By Rick Steves
The importance of packing light cannot be overemphasized, but, for your good, I'll try. You'll never meet a traveler who, after five trips, brags: "Every year I pack heavier." You can't travel heavy, happy, and cheap. Pick two.
One Bag, That's It
My self-imposed limit is 20 pounds in a 9" × 21" × 14" carry-on-size bag (it'll fit in your airplane's overhead bin, at least on your transatlantic flight — though many European airlines restrict hand luggage to even smaller weights and dimensions). At my company, we've taken tens of thousands of people of all ages and styles on tours through Europe. We allow only one carry-on bag. For many, this is a radical concept: 9" × 21" × 14"? That's my cosmetics kit! But they manage, and they're glad they did. After you enjoy that sweet mobility and freedom, you'll never go any other way.
You'll walk with your luggage more than you think you will. Before flying to Europe, give yourself a test. Pack up completely and walk around your house or block. Or practice being a tourist in your hometown for an hour. Fully loaded, you should enjoy window-shopping. If you can't, stagger home and thin things out.
When you carry your own luggage, it's less likely to get lost, broken, or stolen. Quick, last-minute flight changes become simpler. A small bag sits on your lap on the bus or taxi and stashes easily overhead on an airplane. You don't have to worry about it, and, when you arrive, you can hit the ground running. It's a good feeling. When I land in London, I'm on my way downtown while everyone else stares anxiously at the luggage carousel. When I fly home, I'm the first guy the dog sniffs.
These days, you can also save money by bringing less. While it's still free to check one bag on most overseas trips, you'd likely pay a fee to check a second bag. If you're taking a separate flight within Europe, expect to be charged to check even just one bag.
It can be a drag, dragging your bag through airports, and even I sometimes wonder why I followed my own advice to bring only a carry-on. But then I'm reminded of the joy of having everything with you — like the time I avoided a long layover by hopping on an earlier flight from Copenhagen to Bergen. (After getting to my hotel two hours before planned, I enjoyed a jumpstart on my Norway time with a lovely evening in a salty port town, where summer's "magic hour" lasts until 11 p.m.)
Packing light isn't just about saving time or money — it's about your traveling lifestyle.
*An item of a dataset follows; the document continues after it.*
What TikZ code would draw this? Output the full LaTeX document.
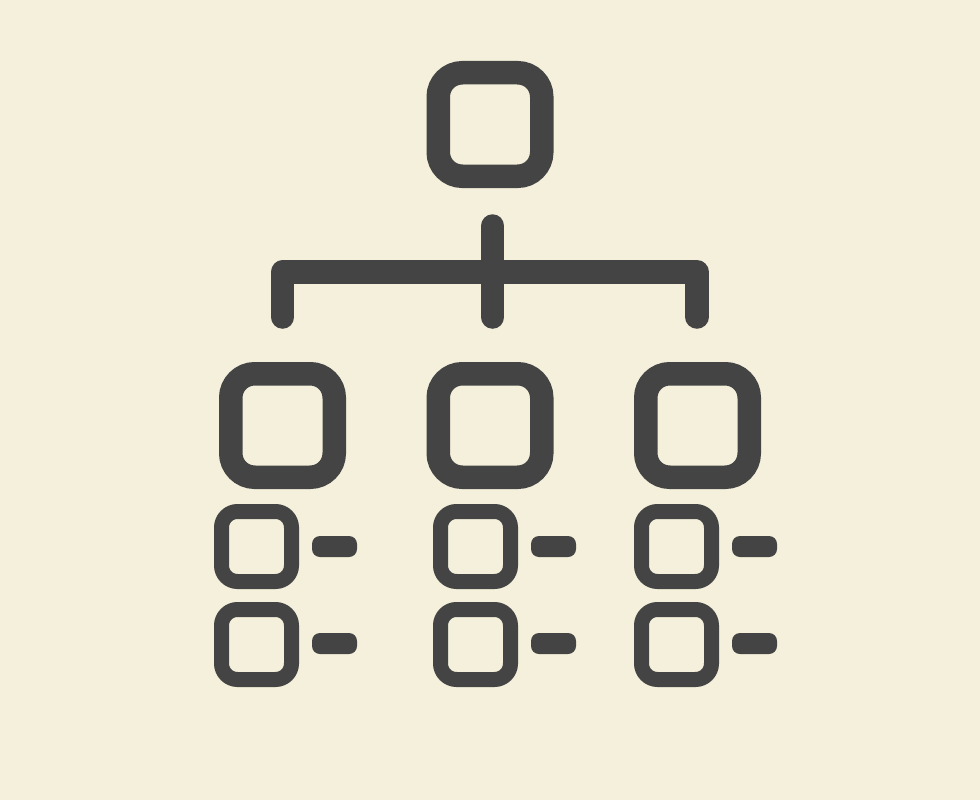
\documentclass[tikz,border=0pt]{standalone}
\usepackage{xcolor}
\definecolor{PaperColor}{RGB}{244,240,220}
\definecolor{IconColor}{RGB}{68,68,68}
\begin{document}
\begin{tikzpicture}[x=1pt,y=-1pt,
   bigbox/.style={draw=IconColor,line width=23.5pt,rectangle,rounded corners=24pt,minimum width=103.5pt,minimum height=103.5pt,inner sep=0pt},
   smallbox/.style={draw=IconColor,line width=15pt,rectangle,rounded corners=16pt,minimum width=70pt,minimum height=70pt,inner sep=0pt},
   dashbox/.style={fill=IconColor,rectangle,rounded corners=8pt,minimum width=45pt,minimum height=21pt,inner sep=0pt,outer sep=0pt},
   wire/.style={draw=IconColor,line width=23.5pt,line cap=round,line join=round}]
\fill[PaperColor] (0,0) rectangle (980,800);
\useasboundingbox (0,0) rectangle (980,800);
\node[bigbox](root) at(490,124.5) {};
\foreach \n/\x in {a/282.5,b/490,c/697.5} {
   \node[bigbox](mid\n) at(\x,425.5) {};
}
% small boxes, two in each column
\foreach \n/\x/\d in {a/256.5/334.5,b/475.5/553.5,c/676.5/754.5} {
   \node[smallbox](item\n1) at(\x,546.5) {};
   \node[smallbox](item\n2) at(\x,644.5) {};
   \node[dashbox](dash\n1) at(\d,546.5) {};
   \node[dashbox](dash\n2) at(\d,643.5) {};
}
\coordinate (stemtop) at (492.7,226);
\coordinate (stembot) at (492.7,317);
\coordinate (barleft) at (282.7,272);
\coordinate (barright) at (697,272);
\coordinate (legleft) at (282.7,317);
\coordinate (legright) at (697,317);
\draw[wire] (stemtop) -- (stembot);
\draw[wire] (legleft) -- (barleft) -- (barright) -- (legright);
\end{tikzpicture}
\end{document}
Too much luggage marks you as a typical tourist. It slams the Back Door shut. Serendipity suffers. Changing locations becomes a major operation. Con artists figure you're helpless. Porters are a problem only to those who need them. With only one bag, you're mobile and in control. Take this advice seriously.
Spread out everything you think you might need on the living-room floor. Scrutinize each item. Ask yourself, "Will I really use my snorkel and fins enough to justify carrying them around all summer?" Not "Will I use them?" but "Will I use them enough to feel good about hauling them over the Swiss Alps?" Frugal as I may be, I'd buy a set in Greece and give them away before I'd carry that extra weight over the Alps.
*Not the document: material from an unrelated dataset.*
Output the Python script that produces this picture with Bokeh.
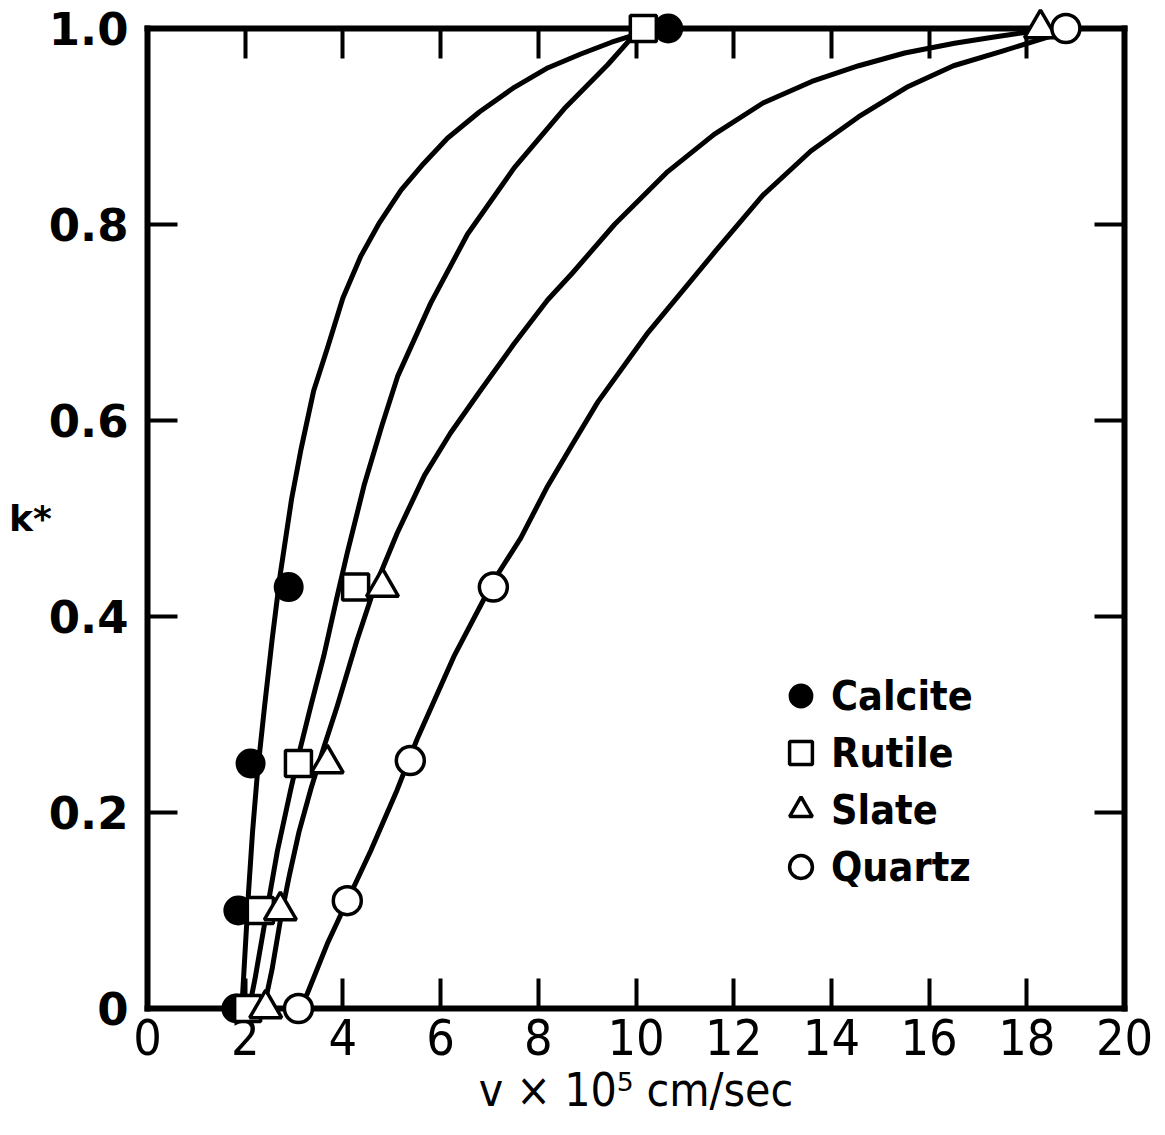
from bokeh.plotting import figure
from bokeh.models import Range1d, LinearAxis, FixedTicker, Legend, LegendItem, CustomJSTickFormatter
from bokeh.embed import file_html
from bokeh.resources import INLINE

# ---------------- data ----------------
x_ticks = [0, 2, 4, 6, 8, 10, 12, 14, 16, 18, 20]
y_ticks = [0.0, 0.2, 0.4, 0.6, 0.8, 1.0]
y_tick_labels = ["0", "0.2", "0.4", "0.6", "0.8", "1.0"]

materials = ["Calcite", "Rutile", "Slate", "Quartz"]

calcite_v = [1.82, 1.86, 2.11, 2.89, 10.66]
calcite_k = [0.0, 0.10, 0.25, 0.43, 1.0]
rutile_v = [2.05, 2.31, 3.09, 4.26, 10.15]
rutile_k = [0.0, 0.10, 0.25, 0.43, 1.0]
slate_v = [2.42, 2.72, 3.68, 4.81, 18.28]
slate_k = [0.0, 0.10, 0.25, 0.43, 1.0]
quartz_v = [3.09, 4.09, 5.38, 7.08, 18.80]
quartz_k = [0.0, 0.11, 0.253, 0.43, 1.0]

# fitted curves as drawn in the figure
calcite_curve_v = [1.93, 2.00, 2.07, 2.15, 2.25, 2.40, 2.55, 2.72, 2.95, 3.14, 3.40, 3.69, 4.00, 4.37,
                   4.75, 5.19, 5.65, 6.14, 6.80, 7.51, 8.20, 8.87, 9.50, 10.20]
calcite_curve_k = [0.0, 0.06, 0.12, 0.18, 0.24, 0.31, 0.376, 0.444, 0.52, 0.57, 0.63, 0.675, 0.725, 0.768,
                   0.802, 0.835, 0.862, 0.888, 0.915, 0.94, 0.96, 0.974, 0.986, 0.997]
rutile_curve_v = [2.08, 2.20, 2.42, 2.66, 2.93, 3.12, 3.34, 3.61, 3.88, 4.09, 4.44, 4.80, 5.12, 5.80,
                  6.55, 7.51, 8.53, 9.42, 9.90, 10.15]
rutile_curve_k = [0.0, 0.03, 0.093, 0.161, 0.223, 0.264, 0.308, 0.36, 0.42, 0.465, 0.535, 0.595, 0.645, 0.72,
                  0.79, 0.858, 0.918, 0.963, 0.99, 1.0]
slate_curve_v = [2.38, 2.55, 2.72, 2.90, 3.10, 3.35, 3.60, 3.88, 4.29, 4.63, 5.11, 5.67, 6.20, 6.78,
                 7.50, 8.19, 8.69, 9.56, 10.65, 11.60, 12.60, 13.60, 14.56, 15.50, 16.52, 17.30, 18.10]
slate_curve_k = [0.0, 0.04, 0.09, 0.135, 0.18, 0.225, 0.265, 0.308, 0.376, 0.427, 0.485, 0.544, 0.587, 0.628,
                 0.678, 0.723, 0.75, 0.80, 0.854, 0.892, 0.924, 0.946, 0.962, 0.975, 0.985, 0.991, 0.997]
quartz_curve_v = [3.10, 3.27, 3.68, 4.09, 4.57, 5.11, 5.52, 6.27, 7.09, 7.64, 8.19, 8.69, 9.22, 10.25,
                  11.63, 12.60, 13.58, 14.56, 15.54, 16.50, 17.50, 18.48, 18.80]
quartz_curve_k = [0.0, 0.015, 0.066, 0.11, 0.161, 0.223, 0.275, 0.359, 0.437, 0.48, 0.533, 0.575, 0.619, 0.69,
                  0.773, 0.83, 0.875, 0.91, 0.94, 0.962, 0.977, 0.992, 1.0]

x_label = "v \u00d7 10\u2075 cm/sec"
y_label = "k*"

# ---------------- figure ----------------
NARROW = "'DejaVu Sans Condensed', 'Liberation Sans', sans-serif"

p = figure(width=1165, height=1135, x_range=Range1d(0, 20), y_range=Range1d(0, 1),
           output_backend="svg", toolbar_location=None,
           min_border_left=147, min_border_right=41, min_border_top=28, min_border_bottom=127)
p.grid.visible = False
p.outline_line_color = None
p.background_fill_color = "white"
p.border_fill_color = "white"

xb = p.below[0]
yl = p.left[0]
xb.ticker = FixedTicker(ticks=x_ticks)
yl.ticker = FixedTicker(ticks=y_ticks)
yl.major_label_overrides = {t: s for t, s in zip(y_ticks, y_tick_labels)}

top = LinearAxis(ticker=FixedTicker(ticks=x_ticks), formatter=CustomJSTickFormatter(code="return ''"))
right = LinearAxis(ticker=FixedTicker(ticks=y_ticks), formatter=CustomJSTickFormatter(code="return ''"))
p.add_layout(top, "above")
p.add_layout(right, "right")

for ax in (xb, yl, top, right):
    ax.axis_line_width = 6
    ax.axis_line_color = "black"
    ax.axis_line_cap = "square"
    ax.major_tick_in = 30
    ax.major_tick_out = 0
    ax.major_tick_line_width = 4
    ax.major_tick_line_color = "black"
    ax.minor_tick_line_color = None
top.major_label_text_font_size = "1px"
right.major_label_text_font_size = "1px"

xb.major_label_text_font = NARROW
xb.major_label_text_font_size = "50px"
xb.major_label_text_color = "black"
xb.major_label_standoff = 10
xb.axis_label = x_label
xb.axis_label_text_font = NARROW
xb.axis_label_text_font_size = "46px"
xb.axis_label_text_font_style = "normal"
xb.axis_label_text_color = "black"
xb.axis_label_standoff = 5

yl.major_label_text_font = "DejaVu Sans"
yl.major_label_text_font_style = "bold"
yl.major_label_text_font_size = "45px"
yl.major_label_text_color = "black"
yl.major_label_standoff = 19
yl.axis_label = y_label
yl.axis_label_orientation = "horizontal"
yl.axis_label_text_font = "DejaVu Sans"
yl.axis_label_text_font_style = "bold"
yl.axis_label_text_font_size = "36px"
yl.axis_label_text_color = "black"
yl.axis_label_standoff = -6

# curves
for cv, ck in ((calcite_curve_v, calcite_curve_k), (rutile_curve_v, rutile_curve_k),
               (slate_curve_v, slate_curve_k), (quartz_curve_v, quartz_curve_k)):
    p.line(cv, ck, line_width=5, line_color="black", line_join="round", line_cap="round")

# markers
r_cal = p.scatter(calcite_v, calcite_k, marker="circle", size=28, fill_color="black",
                  line_color="black", line_width=2, level="overlay")
r_rut = p.scatter(rutile_v, rutile_k, marker="square", size=26, fill_color="white",
                  line_color="black", line_width=3.5, level="overlay")
r_sla = p.scatter(slate_v, slate_k, marker="triangle", size=32, fill_color="white",
                  line_color="black", line_width=3.5, level="overlay")
r_qua = p.scatter(quartz_v, quartz_k, marker="circle", size=28, fill_color="white",
                  line_color="black", line_width=3.5, level="overlay")

legend = Legend(items=[LegendItem(label=m, renderers=[r]) for m, r in
                       zip(materials, (r_cal, r_rut, r_sla, r_qua))],
                location=(625, 113), orientation="vertical",
                glyph_width=57, glyph_height=57, spacing=0, padding=0, margin=0,
                label_standoff=2, label_text_font=NARROW, label_text_font_style="bold",
                label_text_font_size="41px", label_text_color="black",
                border_line_color=None, background_fill_alpha=0)
p.add_layout(legend, "center")

open("out.html", "w").write(file_html(p, INLINE))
Don't pack for the worst-case scenario. Pack for the best-case scenario and simply buy yourself out of any jams. Bring layers rather than a heavy coat. Think in terms of what you can do without — not what will be handy on your trip. When in doubt, leave it out. I've seen people pack a whole summer's supply of deodorant or razors, thinking they can't get them in Europe. The world is small: You can buy Dial soap, Colgate toothpaste, Nivea cream, and Gillette razors in Sicily and Slovakia. Tourist shops in major international hotels are a sure bet whenever you have difficulty finding a personal item. If you can't find one of your essentials, ask yourself how half a billion Europeans can live without it. Rather than carry a whole trip's supply of toiletries, take enough to get started and look forward to running out of toothpaste in Bulgaria. Then you have the perfect excuse to go into a Bulgarian department store, shop around, and pick up something you think might be toothpaste.
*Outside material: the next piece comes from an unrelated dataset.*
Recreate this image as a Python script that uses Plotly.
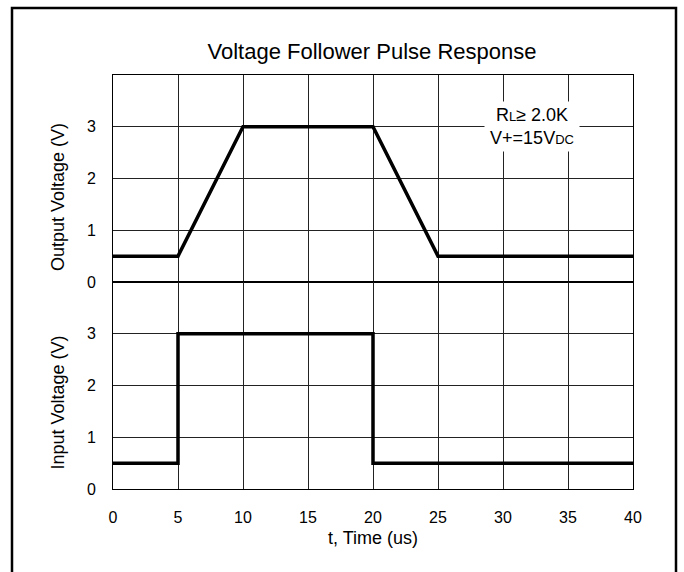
import plotly.graph_objects as go
from plotly.subplots import make_subplots

# ---- data ----
t_out = [0, 5, 10, 20, 25, 40]
v_out = [0.5, 0.5, 3, 3, 0.5, 0.5]
t_in = [0, 5, 5, 20, 20, 40]
v_in = [0.5, 0.5, 3, 3, 0.5, 0.5]
x_ticks = [0, 5, 10, 15, 20, 25, 30, 35, 40]
y_ticks = [0, 1, 2, 3]

title_text = "Voltage Follower Pulse Response"
x_title = "t, Time (us)"
y_top_title = "Output Voltage (V)"
y_bot_title = "Input Voltage (V)"
note_text = ("R<span style='font-size:13px'>L</span>\u2265 2.0K<br>"
             "V+=15V<span style='font-size:13px'>DC</span>")

FONT = "Liberation Sans, Arial, sans-serif"

fig = make_subplots(rows=2, cols=1, shared_xaxes=True, vertical_spacing=0)
fig.add_trace(go.Scatter(x=t_out, y=v_out, mode="lines",
                         line=dict(color="black", width=3.5),
                         showlegend=False, hoverinfo="skip"), row=1, col=1)
fig.add_trace(go.Scatter(x=t_in, y=v_in, mode="lines",
                         line=dict(color="black", width=3.5),
                         showlegend=False, hoverinfo="skip"), row=2, col=1)

axis_common = dict(showline=True, mirror=True, linecolor="black", linewidth=1,
                   showgrid=True, gridcolor="#222222", gridwidth=1,
                   zeroline=False, ticks="",
                   tickfont=dict(family=FONT, size=16, color="black"))

fig.update_xaxes(range=[0, 40], tickvals=x_ticks, **axis_common)
fig.update_xaxes(showticklabels=False, row=1, col=1)
fig.update_xaxes(ticklabelstandoff=14, row=2, col=1)
fig.update_yaxes(range=[0, 4], tickvals=y_ticks, ticklabelstandoff=13, **axis_common)

ann = [
    dict(text=x_title, xref="paper", yref="paper", x=0.5, y=(489 - 538) / 414,
         xanchor="center", yanchor="middle", showarrow=False,
         font=dict(family=FONT, size=18, color="black")),
    dict(text=y_top_title, xref="paper", yref="paper", x=(57.5 - 113) / 520,
         y=(489 - 197.5) / 414, textangle=-90, xanchor="center", yanchor="middle",
         showarrow=False, font=dict(family=FONT, size=18, color="black")),
    dict(text=y_bot_title, xref="paper", yref="paper", x=(57.5 - 113) / 520,
         y=(489 - 403) / 414, textangle=-90, xanchor="center", yanchor="middle",
         showarrow=False, font=dict(family=FONT, size=18, color="black")),
    dict(text=note_text, xref="x", yref="y", x=32.2, y=3.0,
         xanchor="center", yanchor="middle", showarrow=False,
         bgcolor="white", borderpad=3, width=88, height=43, align="center",
         font=dict(family=FONT, size=18, color="black")),
]

shapes = [
    dict(type="rect", xref="paper", yref="paper",
         x0=(12 - 113) / 520, x1=(676 - 113) / 520,
         y0=(489 - 600) / 414, y1=(489 - 8) / 414,
         line=dict(color="black", width=2.5), fillcolor="rgba(0,0,0,0)", layer="above"),
]

fig.update_layout(
    width=684, height=572,
    margin=dict(l=113, r=51, t=75, b=83),
    paper_bgcolor="white", plot_bgcolor="white",
    title=dict(text=title_text, x=372 / 684, xanchor="center",
               y=1 - 51 / 572, yanchor="middle",
               font=dict(family=FONT, size=22, color="black")),
    annotations=ann, shapes=shapes,
)

fig.write_html("out.html", config={"displayModeBar": False},
               post_script="document.body.style.margin='0px';"
                           "document.body.style.overflow='hidden';")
Whether you're traveling for three weeks or three months, pack exactly the same. To keep your clothes tightly packed and well organized, zip them up in packing cubes. To really maximize bag space, consider airless baggies or a clothes compressor (look for heavy-duty ones made to withstand everyday use). I also like specially designed folding boards (such as Eagle Creek's Pack-It Folder) to fold and carry clothes with minimal wrinkling. Mesh bags also come in handy. I use one for underwear and socks, another for miscellaneous stuff such as a first-aid kit, earplugs, clothesline, sewing kit, and gadgets.
Pack your bag only two-thirds full to leave room for souvenirs, or bring along an empty featherweight nylon bag to use as a carry-on for your return flight, then check your main bag through (this is when expandable compartments really come in handy).
Go casual, simple, and very light. Remember, in your travels you'll meet two kinds of tourists — those who pack light and those who wish they had. Say it out loud: "PACK LIGHT PACK LIGHT PACK LIGHT."